Ian Edginton and D’israeli continue to build a complex mythology shaped around an alternative London and the Pope of Crime himself, Stickleback. A wonderfully Machiavellian figure, Stickleback, it is heavily hinted at, may not be who or what he seems, and this mystery instils the two stories with an intriguingly enigmatic heart. Edginton and D’Iraeli are not ones to rest on their laurels, and are ever willing to uproot the status quo to suit their needs and keep the story fresh and challenging.

‘London’s Burning’ pits Stickleback against a range of well crafted villains, from the crime lords of cross-dressing, the Crais brothers, to the Countess Irena Bernoulli, a multifaceted villainess who prowls the London skies in a technologically advanced zeppelin. It’s a bold tale of automatons, sky battles and betrayals, and does its best to shatter and reshape the anti-heroic overlord’s world. The creators are clearly relishing the freedom to play in their literary and steampunk sandboxes, and have constructed a fresh new narrative out of the detritus and nostalgic remnants of late nineteenth/early twentieth century ephemera. ‘Number of the Beast’, following five years later, sets up as much mystery as it solves, and serves as a critique of imperial culture. The subjugated caste in this case are not colonised, but evolved dinosaurs from Conan Doyle’s The Lost World, enslaved and domesticated. Both tales make the most of their eclectic ingredients for a rich and satisfying stew that brings in everything from television’s Only Fools and Horses to Chitty Chitty Bang Bang and Sonny Chiba’s character from Tarantino’s Kill Bill (who, wonderfully, is glimpsed chopping sushi from a baby Cthulhu). Also included is a bonus Christmas tale illustrated by I.N.J Culbard.

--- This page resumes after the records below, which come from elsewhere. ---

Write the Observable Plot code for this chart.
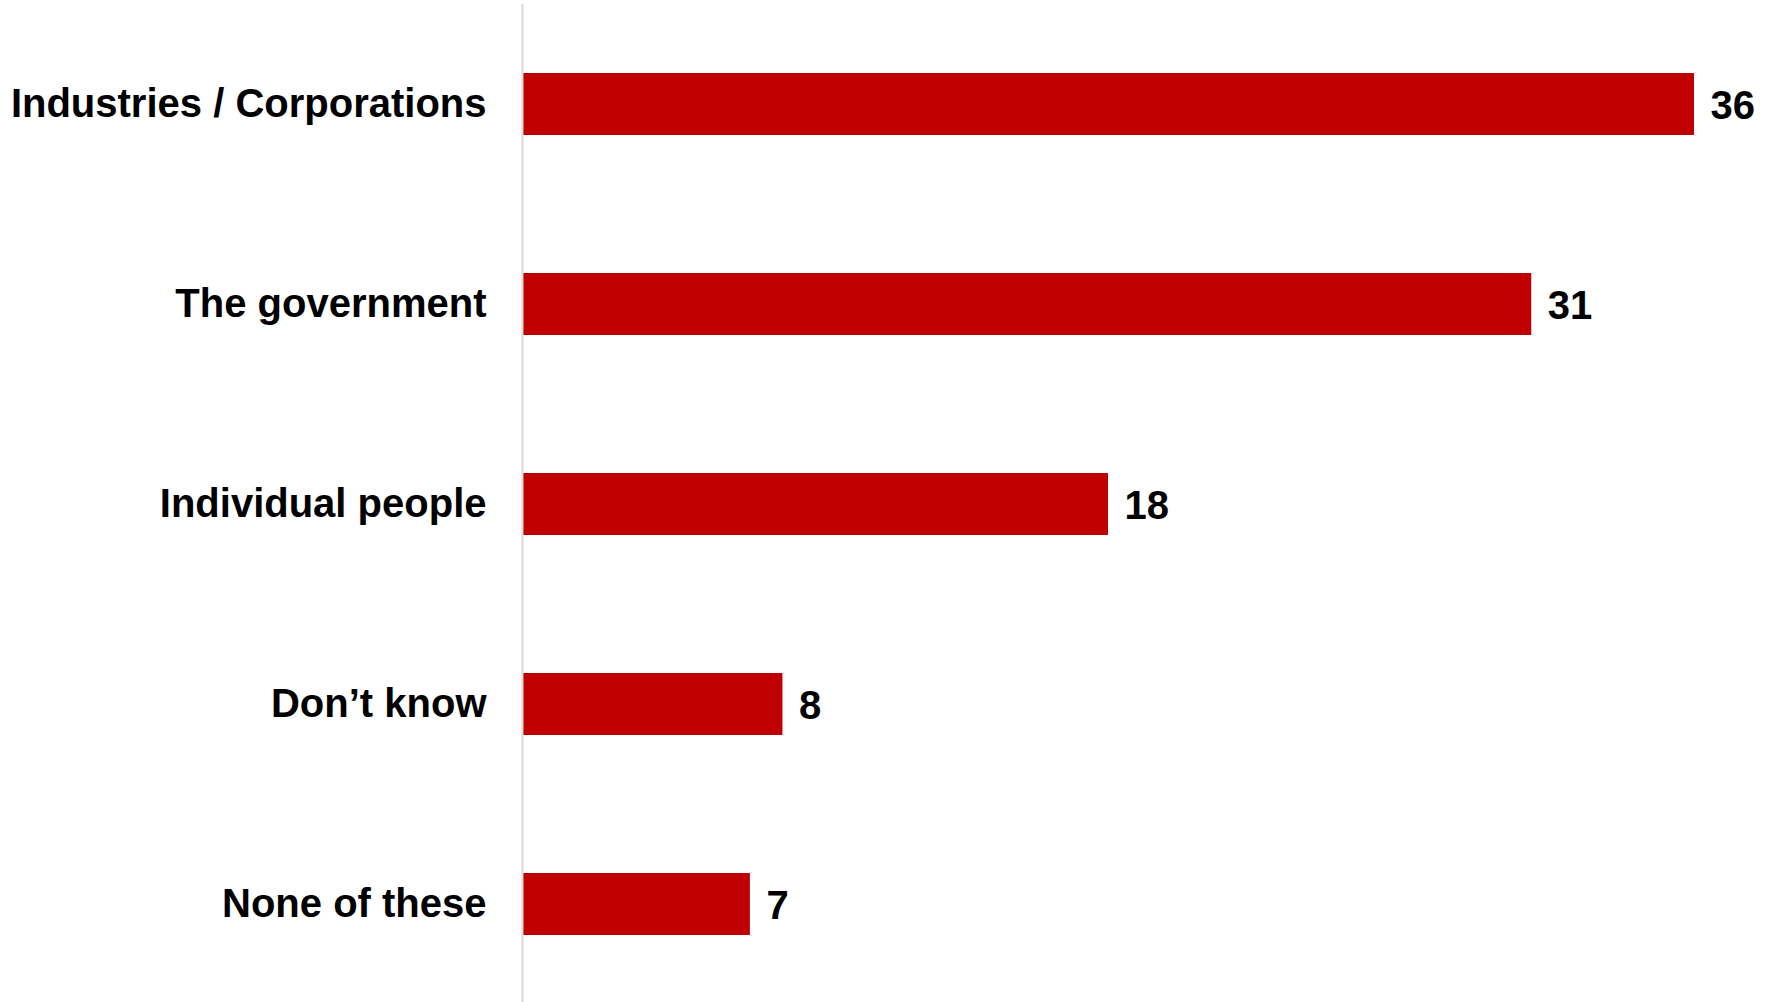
<!DOCTYPE html>
<html>
<head>
<meta charset="utf-8">
<script src="https://cdn.jsdelivr.net/npm/d3@7"></script>
<script src="https://cdn.jsdelivr.net/npm/@observablehq/plot@0.6"></script>
<style>
  html, body { margin: 0; padding: 0; background: #fff; }
  #chart svg { display: block; }
</style>
</head>
<body>
<div id="chart"></div>
<script>
const categories = ["Industries / Corporations", "The government", "Individual people", "Don\u2019t know", "None of these"];
const values = [36, 31, 18, 8, 7];

const data = categories.map((c, i) => ({category: c, value: values[i]}));

const chart = Plot.plot({
  width: 1768,
  height: 1002,
  marginLeft: 522,
  marginRight: 74,
  marginTop: 4,
  marginBottom: 0,
  style: {fontFamily: "'Liberation Sans', Arial, sans-serif", background: "#fff", color: "#000"},
  x: {domain: [0, 36], axis: null},
  y: {domain: categories, range: [4, 1004], paddingInner: 0.69, paddingOuter: 0.345, label: null},
  marks: [
    Plot.barX(data, {x: "value", y: "category", fill: "#C00000"}),
    Plot.ruleX([0], {stroke: "#d9d9d9", strokeWidth: 2}),
    Plot.axisY({tickSize: 0, tickPadding: 36, fontSize: 40, fontWeight: "bold", fill: "#000", label: null, textAnchor: "end"}),
    Plot.text(data, {x: "value", y: "category", text: d => String(d.value), textAnchor: "start", dx: 16, dy: 2, fontSize: 40, fontWeight: "bold", fill: "#000"})
  ]
});
document.getElementById("chart").appendChild(chart);
</script>
</body>
</html>
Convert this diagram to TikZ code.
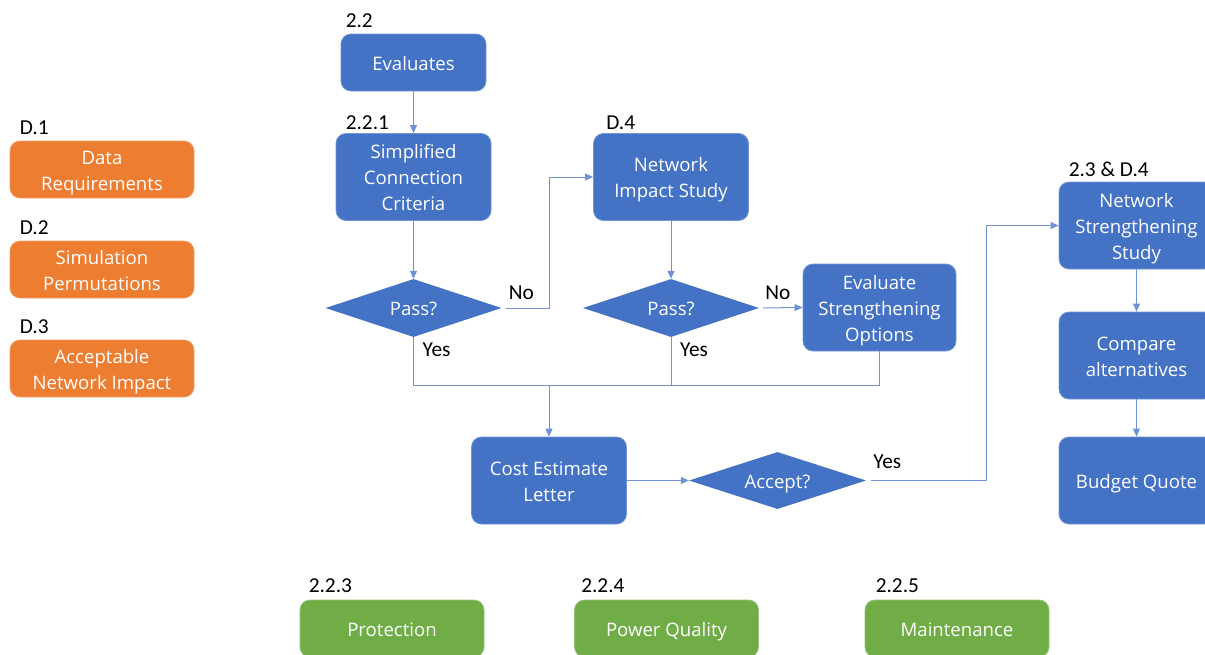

Underlying both stories and gathering its own unstoppable narrative momentum is the mystery of Stickleback’s true origin and nature. He is much more than the Moriartyesque construct that some have taken him as and it will be interesting to see where Edginton and D’Israeli take this in the next volume. Alan Moore’s The League of Extraordinary Gentlemen is the benchmark for such alternative historical and metafictional writing, yet Stickleback is quietly, but deservedly earning its place in the upper echelons of this fictional oeuvre.